A5X is backed by 1GB of RAM, double that of the iPad 2 and in line with

most premium Android tablets. However, it is worth keeping in mind that

Android tablets with double that again (2GB) are only just around the

corner. Still, considering iOS’ efficiency, this should be plenty for

the current generation.


As listed at the beginning of the

review, permanent storage can be anywhere between 16 to 64GB, depending

on how much you’re willing to spend. Do keep in mind that unlike almost

every Android tablet, memory is not expandable, so you’re stuck with

what you buy. In other words, think about the video, music and photos

you’ll want to carry around, and then add a few gigabytes for apps and

games. We reckon 32GB to be the sweet spot for the average consumer.

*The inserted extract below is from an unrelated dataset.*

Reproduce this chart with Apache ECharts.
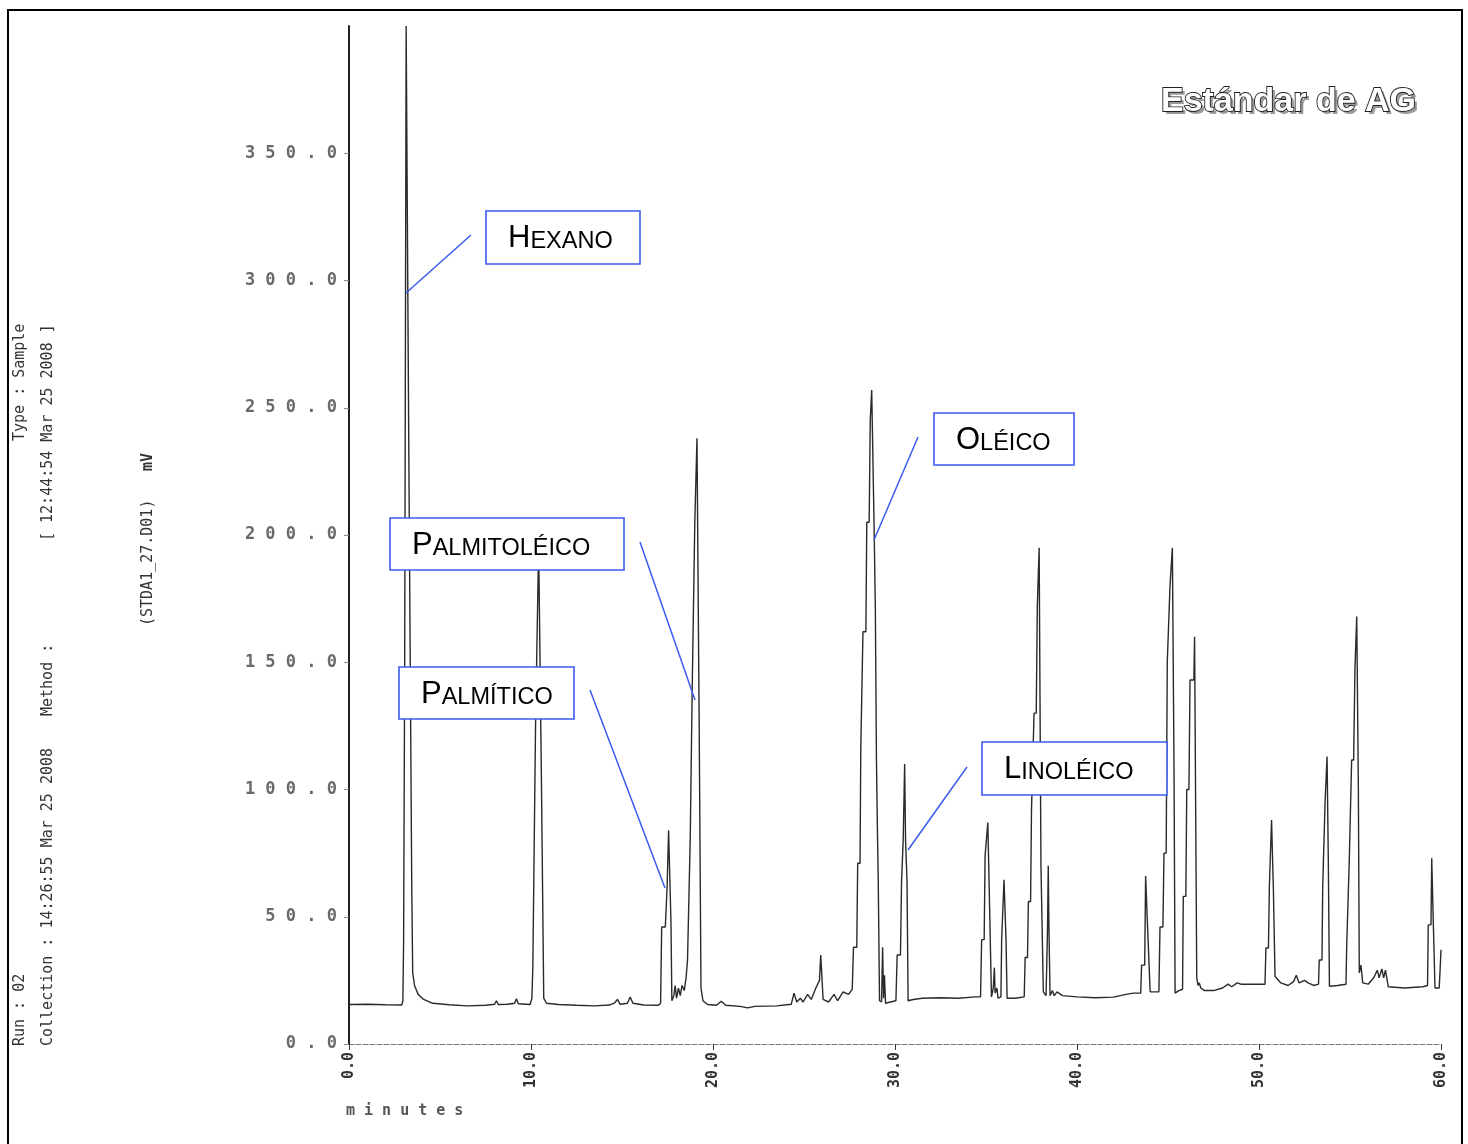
<!DOCTYPE html>
<html>
<head>
<meta charset="utf-8">
<script src="https://cdn.jsdelivr.net/npm/echarts@6/dist/echarts.min.js"></script>
<style>
  html, body { margin: 0; padding: 0; background: #fff; }
  #chart { width: 1468px; height: 1144px; }
</style>
</head>
<body>
<div id="chart"></div>
<script>
// ---- Data: [retention time (min), signal (mV)] ----
const hexaneRegion = [
  [0.0, 15.5], [1.0, 15.6], [2.0, 15.4], [2.9, 15.3], [2.96, 17], [3.0, 40], [3.06, 150],
  [3.14, 400], [3.24, 400], [3.3, 218], [3.4, 218], [3.45, 60], [3.5, 28], [3.6, 23],
  [3.8, 19.5], [4.1, 17.5], [4.6, 16], [5.5, 15.4], [6.5, 15.0], [7.5, 15.2], [8.0, 15.6],
  [8.1, 17], [8.2, 15.5], [8.7, 15.6], [9.1, 16], [9.2, 17.8], [9.3, 15.8], [9.95, 15.5]
];
const earlyRegion = [
  [10.05, 18], [10.1, 30], [10.2, 30], [10.25, 125], [10.35, 125], [10.42, 196], [10.5, 196],
  [10.56, 112], [10.64, 112], [10.7, 18], [10.85, 16], [11.5, 15.5], [12.5, 15.2], [13.5, 15.0],
  [14.3, 15.3], [14.6, 16.2], [14.75, 17.5], [14.9, 15.6], [15.3, 16], [15.45, 18.5], [15.6, 16],
  [16.2, 15.3], [17.0, 15.2]
];
const c16Region = [
  [17.12, 16], [17.18, 46], [17.38, 46], [17.48, 62], [17.56, 84], [17.64, 84], [17.69, 48],
  [17.74, 17], [17.85, 19], [17.92, 23], [18.0, 18], [18.1, 22], [18.2, 19], [18.3, 23],
  [18.42, 21], [18.52, 26], [18.6, 33], [18.7, 33], [18.75, 81], [18.82, 81], [18.86, 141],
  [18.96, 141], [19.0, 205], [19.08, 205], [19.12, 238], [19.2, 238], [19.24, 126], [19.3, 126],
  [19.34, 22], [19.45, 17], [19.7, 15.5]
];
const midRegion = [
  [20.2, 15.2], [20.45, 16.8], [20.7, 15.2], [21.5, 14.8], [21.9, 14.2], [22.3, 14.8], [23.5, 15.0],
  [24.3, 15.6], [24.45, 20], [24.6, 16.5], [24.8, 18], [24.95, 16.5], [25.2, 19.5], [25.4, 17.5],
  [25.65, 22], [25.85, 25], [25.92, 35], [26.0, 35], [26.05, 17.5], [26.35, 16.5], [26.65, 19.5],
  [26.85, 17], [27.15, 20.5], [27.45, 19.5], [27.65, 21.5]
];
const c18Region = [
  [27.72, 38], [27.9, 38], [27.95, 71], [28.08, 71], [28.12, 116], [28.2, 116], [28.24, 162],
  [28.4, 162], [28.45, 205], [28.58, 205], [28.64, 245], [28.72, 257], [28.8, 257], [28.85, 204],
  [28.92, 171], [28.98, 112], [29.03, 86], [29.08, 64], [29.15, 17], [29.26, 16.5], [29.32, 38],
  [29.37, 18], [29.42, 27], [29.48, 16], [29.75, 16.5], [30.05, 17], [30.12, 35], [30.3, 35],
  [30.36, 64], [30.45, 80], [30.53, 110], [30.58, 80], [30.66, 64], [30.72, 17], [31.0, 17.5],
  [31.5, 18], [32.5, 18.2], [33.5, 18], [34.4, 18.5]
];
const lateRegionA = [
  [34.7, 18.5], [34.76, 41], [34.9, 41], [34.95, 74], [35.05, 74], [35.1, 87], [35.16, 87],
  [35.2, 53], [35.26, 53], [35.3, 18.5], [35.4, 22], [35.46, 30], [35.5, 20], [35.6, 22],
  [35.66, 18], [35.82, 18.5], [35.86, 41], [35.94, 41], [35.99, 64.5], [36.05, 64.5], [36.1, 41],
  [36.16, 18], [36.6, 18], [37.1, 18.5], [37.15, 34], [37.28, 34], [37.33, 56], [37.45, 56],
  [37.5, 92], [37.6, 92], [37.64, 130], [37.76, 130], [37.82, 172], [37.88, 172], [37.92, 195],
  [37.98, 195], [38.02, 70], [38.1, 70], [38.15, 20.5], [38.3, 19], [38.38, 45], [38.42, 70],
  [38.46, 45], [38.52, 19], [38.65, 21], [38.75, 19], [38.9, 20.5], [39.2, 19], [40.0, 18.5],
  [41.0, 18.2], [42.0, 18.4], [42.7, 19.5], [43.1, 20], [43.5, 20], [43.55, 31], [43.72, 31],
  [43.77, 66], [43.83, 66], [43.9, 42], [43.96, 42], [44.02, 20.5]
];
const lateRegionB = [
  [44.5, 20.5], [44.56, 46], [44.72, 46], [44.78, 75], [44.9, 75], [44.96, 150], [45.06, 150],
  [45.11, 180], [45.2, 180], [45.24, 195], [45.3, 195], [45.33, 109], [45.36, 109], [45.39, 20],
  [45.6, 21], [45.8, 21.5], [45.84, 58], [45.98, 58], [46.03, 100], [46.15, 100], [46.21, 143],
  [46.42, 143], [46.46, 160], [46.53, 160], [46.58, 26], [46.65, 23], [46.72, 24], [46.8, 22],
  [47.0, 21], [47.5, 21], [48.0, 22], [48.3, 23.5], [48.5, 22.5], [48.8, 24], [49.0, 23.5],
  [49.5, 23.5], [50.0, 23.5], [50.33, 23.5], [50.38, 37.7], [50.52, 37.7], [50.57, 62], [50.65, 62],
  [50.69, 88], [50.75, 88], [50.79, 61], [50.84, 61], [50.88, 26.6], [51.2, 24], [51.6, 23],
  [51.9, 24.5], [52.05, 27], [52.2, 24], [52.5, 25], [52.7, 24], [53.0, 23], [53.27, 23.5],
  [53.31, 33], [53.46, 33], [53.5, 61.5], [53.6, 61.5], [53.63, 95], [53.7, 95], [53.74, 113],
  [53.78, 113], [53.81, 71], [53.84, 71], [53.87, 22.7], [54.3, 23], [54.78, 23.5], [54.82, 39],
  [54.92, 39], [54.96, 72], [55.05, 72], [55.09, 111.6], [55.2, 111.6], [55.27, 147], [55.33, 147],
  [55.37, 168], [55.43, 168], [55.46, 100], [55.51, 28], [55.6, 31], [55.7, 24], [56.0, 23.5],
  [56.3, 26], [56.5, 29], [56.6, 26], [56.75, 29.5], [56.85, 26], [56.95, 29], [57.1, 22.5],
  [58.0, 22], [59.0, 22.5], [59.26, 23], [59.3, 46.8], [59.45, 46.8], [59.49, 73], [59.55, 73],
  [59.58, 47], [59.64, 47], [59.67, 22], [59.9, 22], [59.95, 29], [60.0, 37]
];

const signal = [].concat(hexaneRegion, earlyRegion, c16Region, midRegion, c18Region, lateRegionA, lateRegionB);

const headerTexts = {
  run: 'Run : 02',
  type: 'Type : Sample',
  collection: 'Collection : 14:26:55 Mar 25 2008',
  method: 'Method :',
  stamp: '[ 12:44:54 Mar 25 2008 ]',
  file: '(STDA1_27.D01)',
  unit: 'mV'
};
const peakLabels = [
  { big: 'H', rest: 'EXANO' },
  { big: 'P', rest: 'ALMITOLÉICO' },
  { big: 'P', rest: 'ALMÍTICO' },
  { big: 'O', rest: 'LÉICO' },
  { big: 'L', rest: 'INOLÉICO' }
];
const chartTitle = 'Estándar de AG';
const xAxisName = 'minutes';

// ---- Chart ----
const chart = echarts.init(document.getElementById('chart'), null, { renderer: 'canvas' });

const MONO = '"DejaVu Sans Mono", monospace';
const SANS = '"Liberation Sans", Arial, sans-serif';

function vText(x, y, text, font) {
  return {
    type: 'text', x: x, y: y, rotation: Math.PI / 2, z: 100, silent: true,
    style: {
      text: text, font: font || ('15px ' + MONO), fill: '#333',
      align: 'left', verticalAlign: 'middle', textAlign: 'left', textVerticalAlign: 'middle'
    }
  };
}

function labelBox(rect, textX, lbl, lead) {
  return [
    {
      type: 'rect', z: 110, silent: true,
      shape: { x: rect[0], y: rect[1], width: rect[2], height: rect[3] },
      style: { fill: '#fff', stroke: '#3b5bef', lineWidth: 1.6 }
    },
    {
      type: 'text', z: 111, silent: true, x: textX, y: rect[1] + rect[3] / 2 + 1,
      style: {
        text: '{a|' + lbl.big + '}{b|' + lbl.rest + '}',
        align: 'left', verticalAlign: 'middle', textAlign: 'left', textVerticalAlign: 'middle',
        rich: {
          a: { font: '31px ' + SANS, fill: '#000', verticalAlign: 'bottom' },
          b: { font: '23.5px ' + SANS, fill: '#000', verticalAlign: 'bottom' }
        }
      }
    },
    {
      type: 'line', z: 110, silent: true,
      shape: { x1: lead[0], y1: lead[1], x2: lead[2], y2: lead[3] },
      style: { stroke: '#3b5bef', lineWidth: 1.5 }
    }
  ];
}

const graphics = [
  { type: 'rect', z: 120, silent: true, shape: { x: 8, y: 10, width: 1454, height: 1170 },
    style: { fill: null, stroke: '#000', lineWidth: 2 } },
  vText(20, 1046, headerTexts.run),
  vText(20, 441, headerTexts.type),
  vText(48, 1046, headerTexts.collection),
  vText(48, 716, headerTexts.method),
  vText(48, 541, headerTexts.stamp),
  vText(148, 626, headerTexts.file),
  vText(148, 471, headerTexts.unit, 'bold 15px ' + MONO),
  { type: 'text', z: 100, silent: true, x: 346, y: 1111,
    style: { text: xAxisName.split('').join(' '), font: 'bold 15px ' + MONO, fill: '#555',
      align: 'left', verticalAlign: 'middle', textAlign: 'left', textVerticalAlign: 'middle' } },
  { type: 'text', z: 100, silent: true, x: 1164, y: 88,
    style: { text: chartTitle, font: 'bold 34px ' + SANS, fill: '#9a9a9a',
      align: 'left', verticalAlign: 'top', textAlign: 'left', textVerticalAlign: 'top' } },
  { type: 'text', z: 101, silent: true, x: 1161, y: 85,
    style: { text: chartTitle, font: 'bold 34px ' + SANS, fill: '#fff', stroke: '#222', lineWidth: 1.8,
      align: 'left', verticalAlign: 'top', textAlign: 'left', textVerticalAlign: 'top' } }
].concat(
  labelBox([486, 211, 154, 53], 508, peakLabels[0], [471, 235, 406, 293]),
  labelBox([390, 518, 234, 52], 412, peakLabels[1], [640, 542, 695, 700]),
  labelBox([399, 667, 175, 52], 421, peakLabels[2], [590, 690, 665, 888]),
  labelBox([934, 413, 140, 52], 956, peakLabels[3], [918, 437, 874, 540]),
  labelBox([982, 742, 185, 53], 1004, peakLabels[4], [967, 767, 908, 850])
);

const option = {
  animation: false,
  backgroundColor: '#ffffff',
  grid: { left: 349, right: 27, top: 26, bottom: 100, containLabel: false },
  xAxis: {
    type: 'value', min: 0, max: 60, interval: 10,
    axisLine: { show: true, onZero: false, lineStyle: { color: '#777', width: 1, type: [5, 2] } },
    axisTick: { show: true, length: 6, lineStyle: { color: '#333' } },
    splitLine: { show: false },
    axisLabel: {
      rotate: 90, margin: 8, fontFamily: MONO, fontWeight: 'bold', fontSize: 15, color: '#333',
      formatter: function (v) { return v.toFixed(1); }
    }
  },
  yAxis: {
    type: 'value', min: 0, max: 400, interval: 50,
    axisLine: { show: true, lineStyle: { color: '#222', width: 2 } },
    axisTick: { show: true, length: 5, lineStyle: { color: '#888' } },
    splitLine: { show: false },
    axisLabel: {
      margin: 12, showMaxLabel: false, fontFamily: MONO, fontWeight: 'bold', fontSize: 17, color: '#6a6a6a',
      formatter: function (v) { return v.toFixed(1).split('').join(' '); }
    }
  },
  series: [{
    type: 'line', data: signal, showSymbol: false, symbol: 'none',
    lineStyle: { color: '#2a2a2a', width: 1.4 }, z: 2
  }],
  graphic: graphics
};

chart.setOption(option);
</script>
</body>
</html>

iPad 3 – Wireless Networking

Like

its screen, wireless is another area where the iPad 3 currently outshines

all competitors. Wi-Fi N is of course standard, but Bluetooth is

version 4.0 where most competing tablets use 3.0 – though this won’t

make much difference for the end user. What may potentially matter is

that the more expensive versions of the new iPad also offer 4G, where

other tabs give you 3G – if they have the option for mobile broadband at

all.


Mind you, good luck finding a 4G network in the UK, but at

worst you can see it as future proofing, and if you do happen to live

in a country where it’s widely available the benefits can be

significant, with far faster internet speeds of up to 73Mbps. The new

iPad uses the same microSIM as the previous models, so you can just

transfer over if you’re lucky enough to already own one.